Había que venir, como dije más arriba, también para desencontrarse. Y ahí estaba Porto, la película, y Porto, la ciudad, como un llavero que se lleva de recuerdo, como mero escenario. Nunca se explica el movimiento, y lo que se explica nunca alcanza para darle entidad a la ciudad. Porto no significa nada, no tiene importancia ni influencia en la vida de los personajes. Podrían estar ahí o en cualquier otro lugar. Da lo mismo. Y ahí estaba Jake, uno de los protagonistas, con su filosofía de contratapa de libro de vidriera y con sus frases del tipo “no es que intento quererte, básicamente te quiero”. Y como si eso no bastara, Jake se encarga de aclarar lo obvio: “nunca leí a Proust”, confiesa. Debí haberme ido pero me quedé. Debí haberme ido cuando vi que uno de los productores de la película era Jarmusch, señal que anticipaba lo peor; o cuando entendí que el recurso principal de la película era la canchereada indie de partir el relato en tres para volver al mismo punto de partida. Calculo que me quedé por el amor que tengo hacia Portugal y porque esperaba que el director Gabe Klinger hiciera algo distinto a lo que hizo Allen con Barcelona, por ejemplo. Pero ahora que lo pienso, el viejo Woody tuvo la decencia al menos de explicar desde el título lo que realmente le importaba: Vicky, Cristina (las mujeres primero), Barcelona (la ciudad, que también podía ser cualquier otra, después). Porto carece incluso de esta sinceridad. Debí haberme ido.

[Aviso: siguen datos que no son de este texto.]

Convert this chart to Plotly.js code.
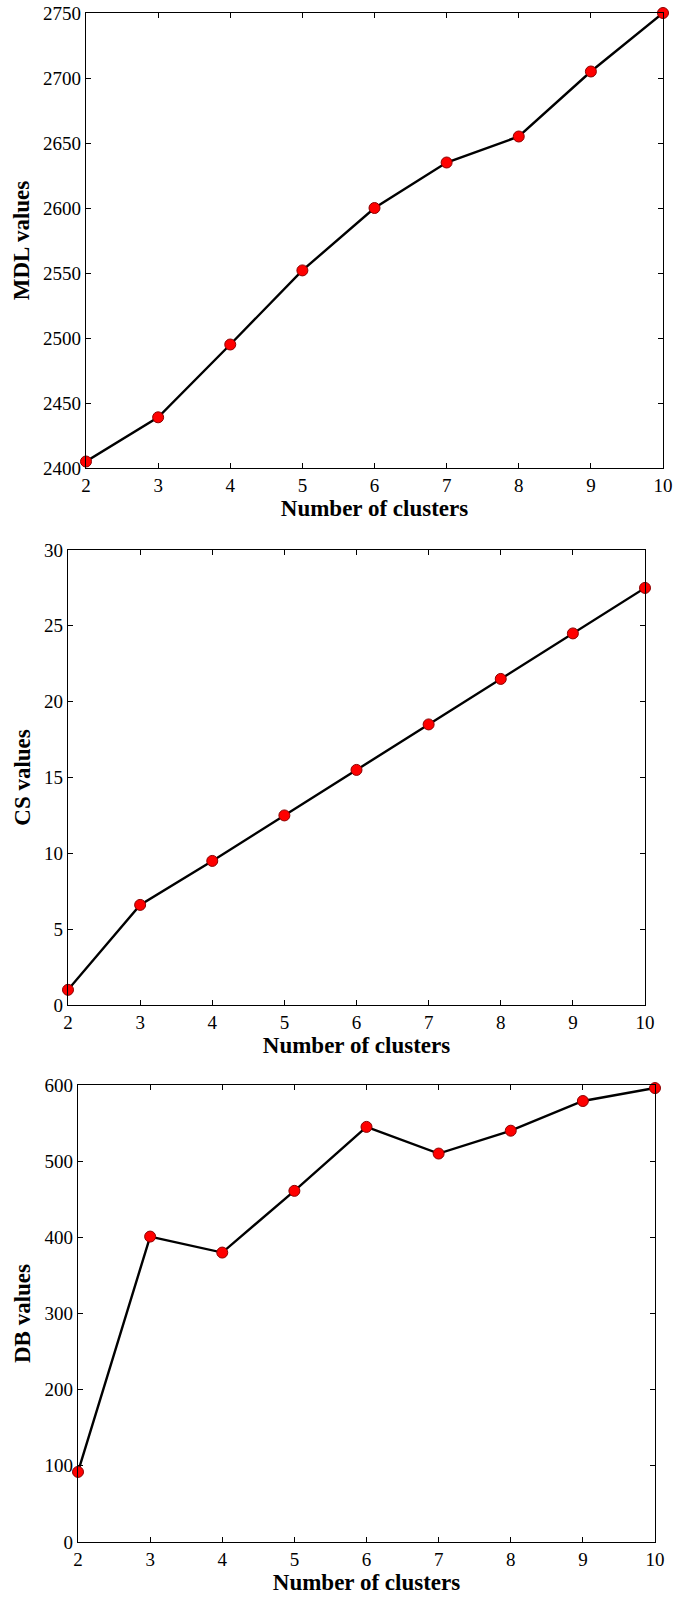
<!DOCTYPE html>
<html>
<head>
<meta charset="utf-8">
<script src="https://cdn.plot.ly/plotly-3.0.1.min.js"></script>
<style>html,body{margin:0;padding:0;background:#fff;}#chart{width:674px;height:1597px;}</style>
</head>
<body>
<div id="chart"></div>
<script>
const clusters = [2, 3, 4, 5, 6, 7, 8, 9, 10];
const mdlValues = [2405, 2439, 2495, 2552, 2600, 2635, 2655, 2705, 2750];
const csValues = [1.0, 6.6, 9.5, 12.5, 15.5, 18.5, 21.5, 24.5, 27.5];
const dbValues = [92, 401, 380, 461, 545, 510, 540, 579, 596];
const xTitle = "Number of clusters";
const yTitles = ["MDL values", "CS values", "DB values"];

const W = 674, H = 1597;
const boxes = [
  {l: 86, r: 663, t: 13, b: 468, range: [2400, 2750], dtick: 50},
  {l: 68, r: 645, t: 550, b: 1005, range: [0, 30], dtick: 5},
  {l: 78, r: 655, t: 1085, b: 1542, range: [0, 600], dtick: 100}
];
const series = [mdlValues, csValues, dbValues];

const tickFont = {family: "Liberation Serif, Times New Roman, serif", size: 19, color: "#000"};
const titleFont = {family: "Liberation Serif, Times New Roman, serif", size: 23, color: "#000", weight: "bold"};

const traces = [];
const layout = {
  width: W, height: H,
  margin: {l: 0, r: 0, t: 0, b: 0},
  paper_bgcolor: "#fff", plot_bgcolor: "#fff",
  showlegend: false
};

boxes.forEach((bx, i) => {
  const n = i === 0 ? "" : String(i + 1);
  traces.push({
    x: clusters, y: series[i],
    xaxis: "x" + n, yaxis: "y" + n,
    type: "scatter", mode: "lines+markers",
    line: {color: "#000", width: 2.4},
    marker: {color: "#ff0000", size: 11, line: {color: "#8b0000", width: 1}},
    cliponaxis: false,
    hoverinfo: "x+y"
  });
  const axCommon = {
    showgrid: false, zeroline: false,
    showline: true, linecolor: "#000", linewidth: 1.3,
    mirror: "ticks", ticks: "inside", ticklen: 5, tickcolor: "#000", tickwidth: 1,
    tickfont: tickFont, fixedrange: true
  };
  layout["xaxis" + n] = Object.assign({}, axCommon, {
    domain: [bx.l / W, bx.r / W],
    anchor: "y" + n,
    range: [2, 10], tick0: 2, dtick: 1,
    title: {text: xTitle, font: titleFont, standoff: 3}
  });
  layout["yaxis" + n] = Object.assign({}, axCommon, {
    domain: [1 - bx.b / H, 1 - bx.t / H],
    anchor: "x" + n,
    range: bx.range, tick0: 0, dtick: bx.dtick,
    title: {text: yTitles[i], font: titleFont, standoff: 7}
  });
});

Plotly.newPlot("chart", traces, layout, {displayModeBar: false, staticPlot: true});
</script>
</body>
</html>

Hubo otros desencuentros, también, otras películas de las que apenas vi unos minutos y me fui porque no me interesaba nada lo que sucedía en ellas; tanto que ya ni recuerdo sus nombres. Hubo recomendaciones y hubo sorpresas, para bien y para mal. Tal vez fue demasiado el haber visto la película de Moreira Salles el primer día. No pude encontrar después nada que la supere. O tal vez no quise encontrar ya más nada; tal vez me quise quedar ahí y ya no salir, por entender quizás que ese mundo me pertenecía, que era para mí.

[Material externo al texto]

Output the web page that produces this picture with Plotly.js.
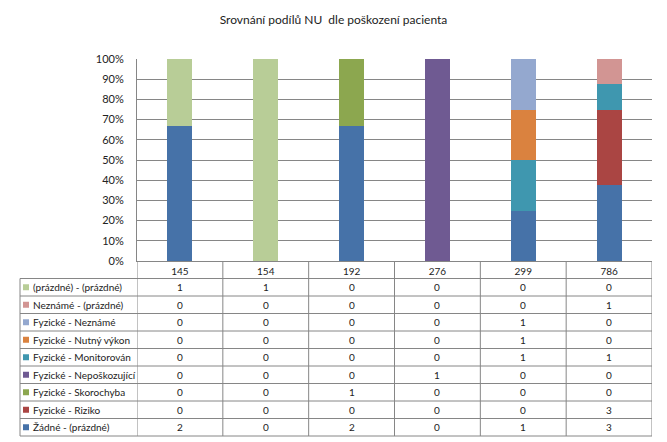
<!DOCTYPE html>
<html>
<head>
<meta charset="utf-8">
<script src="https://cdn.plot.ly/plotly-3.0.1.min.js"></script>
<style>html,body{margin:0;padding:0;background:#fff;}#chart{width:667px;height:442px;}</style>
</head>
<body>
<div id="chart"></div>
<script>
// Data (table order, top row first)
var categories = ['145', '154', '192', '276', '299', '786'];
var seriesNames = [
  '(prázdné) - (prázdné)',
  'Neznámé - (prázdné)',
  'Fyzické - Neznámé',
  'Fyzické - Nutný výkon',
  'Fyzické - Monitorován',
  'Fyzické - Nepoškozující',
  'Fyzické - Skorochyba',
  'Fyzické - Riziko',
  'Žádné - (prázdné)'
];
var prazdnePrazdne   = [1, 1, 0, 0, 0, 0];
var neznamePrazdne   = [0, 0, 0, 0, 0, 1];
var fyzickeNezname   = [0, 0, 0, 0, 1, 0];
var fyzickeNutny     = [0, 0, 0, 0, 1, 0];
var fyzickeMonitor   = [0, 0, 0, 0, 1, 1];
var fyzickeNeposk    = [0, 0, 0, 1, 0, 0];
var fyzickeSkoro     = [0, 0, 1, 0, 0, 0];
var fyzickeRiziko    = [0, 0, 0, 0, 0, 3];
var zadnePrazdne     = [2, 0, 2, 0, 1, 3];
var seriesValues = [prazdnePrazdne, neznamePrazdne, fyzickeNezname, fyzickeNutny,
  fyzickeMonitor, fyzickeNeposk, fyzickeSkoro, fyzickeRiziko, zadnePrazdne];
var seriesColors = ['#B8CD97', '#D29593', '#94A8CF', '#DA823F', '#3F97AF',
  '#6F5A92', '#8CA74F', '#AA4543', '#4672A8'];
var yTickVals = [0, 0.1, 0.2, 0.3, 0.4, 0.5, 0.6, 0.7, 0.8, 0.9, 1];

var FONT = 'Lato, Carlito, "Liberation Sans", sans-serif';
var TXT = '#222222';
var GRID = '#868686';

// plot area geometry (pixels)
var L = 137, R = 652, T = 59, B = 261;
function px2x(px) { return (px - L) / (R - L); }
function px2y(py) { return (B - py) / (B - T); }

// bars: bottom of stack first
var traces = [];
for (var i = seriesNames.length - 1; i >= 0; i--) {
  traces.push({
    type: 'bar',
    name: seriesNames[i],
    x: categories,
    y: seriesValues[i],
    marker: {color: seriesColors[i], line: {width: 0}},
    hoverinfo: 'name+y'
  });
}

var shapes = [];
var annotations = [];
var rowH = 17.5;
var headerBottom = B + rowH;
var nRows = seriesNames.length;
var tableBottom = headerBottom + rowH * nRows;
var tableLeft = 20;

// vertical column lines (through the category axis)
for (var c = 0; c <= categories.length; c++) {
  shapes.push({type: 'line', xref: 'x', yref: 'paper',
    x0: c - 0.5, x1: c - 0.5, y0: 0, y1: px2y(tableBottom),
    line: {color: GRID, width: 1}});
}
// left border of legend column
shapes.push({type: 'line', xref: 'paper', yref: 'paper',
  x0: px2x(tableLeft), x1: px2x(tableLeft), y0: px2y(headerBottom), y1: px2y(tableBottom),
  line: {color: GRID, width: 1}});
// horizontal row lines
for (var r = 0; r <= nRows; r++) {
  var yy = px2y(headerBottom + rowH * r);
  shapes.push({type: 'line', xref: 'paper', yref: 'paper',
    x0: px2x(tableLeft), x1: 1, y0: yy, y1: yy,
    line: {color: GRID, width: 1}});
}

// row content
for (var r2 = 0; r2 < nRows; r2++) {
  var cy = headerBottom + rowH * (r2 + 0.5);
  // legend key
  shapes.push({type: 'rect', xref: 'paper', yref: 'paper',
    x0: px2x(23), x1: px2x(29), y0: px2y(cy - 3), y1: px2y(cy + 3),
    fillcolor: seriesColors[r2], line: {width: 0}});
  annotations.push({xref: 'paper', yref: 'paper', x: px2x(31), y: px2y(cy),
    xanchor: 'left', yanchor: 'middle', showarrow: false,
    text: seriesNames[r2], font: {family: FONT, size: 10, color: TXT}});
  for (var c2 = 0; c2 < categories.length; c2++) {
    annotations.push({xref: 'x', yref: 'paper', x: c2, y: px2y(cy),
      xanchor: 'center', yanchor: 'middle', showarrow: false,
      text: String(seriesValues[r2][c2]), font: {family: FONT, size: 10, color: TXT}});
  }
}

var layout = {
  width: 667, height: 442,
  margin: {l: L, r: 667 - R, t: T, b: 442 - B, pad: 0},
  paper_bgcolor: '#ffffff', plot_bgcolor: '#ffffff',
  title: {text: 'Srovnání podílů NU  dle poškození pacienta',
    font: {family: FONT, size: 12, color: TXT}, x: 0.5, xanchor: 'center',
    y: 1 - 20 / 442, yanchor: 'middle', xref: 'container', yref: 'container'},
  barmode: 'stack', barnorm: 'fraction', bargap: 0.71,
  showlegend: false,
  xaxis: {type: 'category', categoryarray: categories, range: [-0.5, 5.5],
    showgrid: false, zeroline: false, showline: true, linecolor: GRID, linewidth: 1,
    ticks: '', tickfont: {family: FONT, size: 10, color: TXT}, ticklabelstandoff: 1,
    fixedrange: true},
  yaxis: {range: [0, 1], tickvals: yTickVals, tickformat: '.0%',
    showgrid: true, gridcolor: GRID, gridwidth: 1, zeroline: false,
    showline: true, linecolor: GRID, linewidth: 1, ticks: '',
    tickfont: {family: FONT, size: 11, color: TXT}, ticklabelstandoff: 10,
    fixedrange: true},
  shapes: shapes,
  annotations: annotations
};

Plotly.newPlot('chart', traces, layout, {displayModeBar: false, staticPlot: true});
</script>
</body>
</html>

Pienso el Bafici y cualquier otro acontecimiento que me interesa (un concierto, un partido de tenis) siempre a partir de la pertenencia, de lo que puede haber de mí en ellos y de lo que puede surgir de esos encuentros. Se me ocurre, finalmente, que eso mismo quiso decir Rivette cuando filmó París nos pertenece en 1957, aun cuando desde la invariabilidad del canon literario Charles Peguy le anunciaba que la ciudad no le pertenecía a nadie. Desde el principio, Rivette salía a tomar la ciudad pero sin recurrir al contrapicado que bien puede simular la mirada de un niño que se descubre solo y desamparado en un ámbito marcado por la hostilidad de las instituciones, como haría Truffaut dos años después en Los cuatrocientos golpes: ¿Quién es entonces el que llega en ese tren que arriba a la estación y toma la ciudad desde un travelling lateral? A lo largo de toda la película París es hablada y montada poco a poco. Hay un peligro latente que queda siempre en fuera de campo, algo que no puede ser aprehendido si no se pierde el miedo. La ciudad es una idea, una creación hecha de fragmentos que la cámara de Rivette se encarga de unir, tal como hace uno de los personajes al ir montando Pericles de Shakespeare a lo largo de su geografía. Sin la cámara, sin la presencia de un aparato y un lenguaje que la nombre y la haga propia, París no existe.

Lo mismo ocurre con el Bafici. Por eso creo que había que venir y que hay que seguir viniendo: el festival existe porque lo hablamos y lo escribimos. Porque lo habitamos y lo hacemos nuestro. Porque en definitiva lo robamos.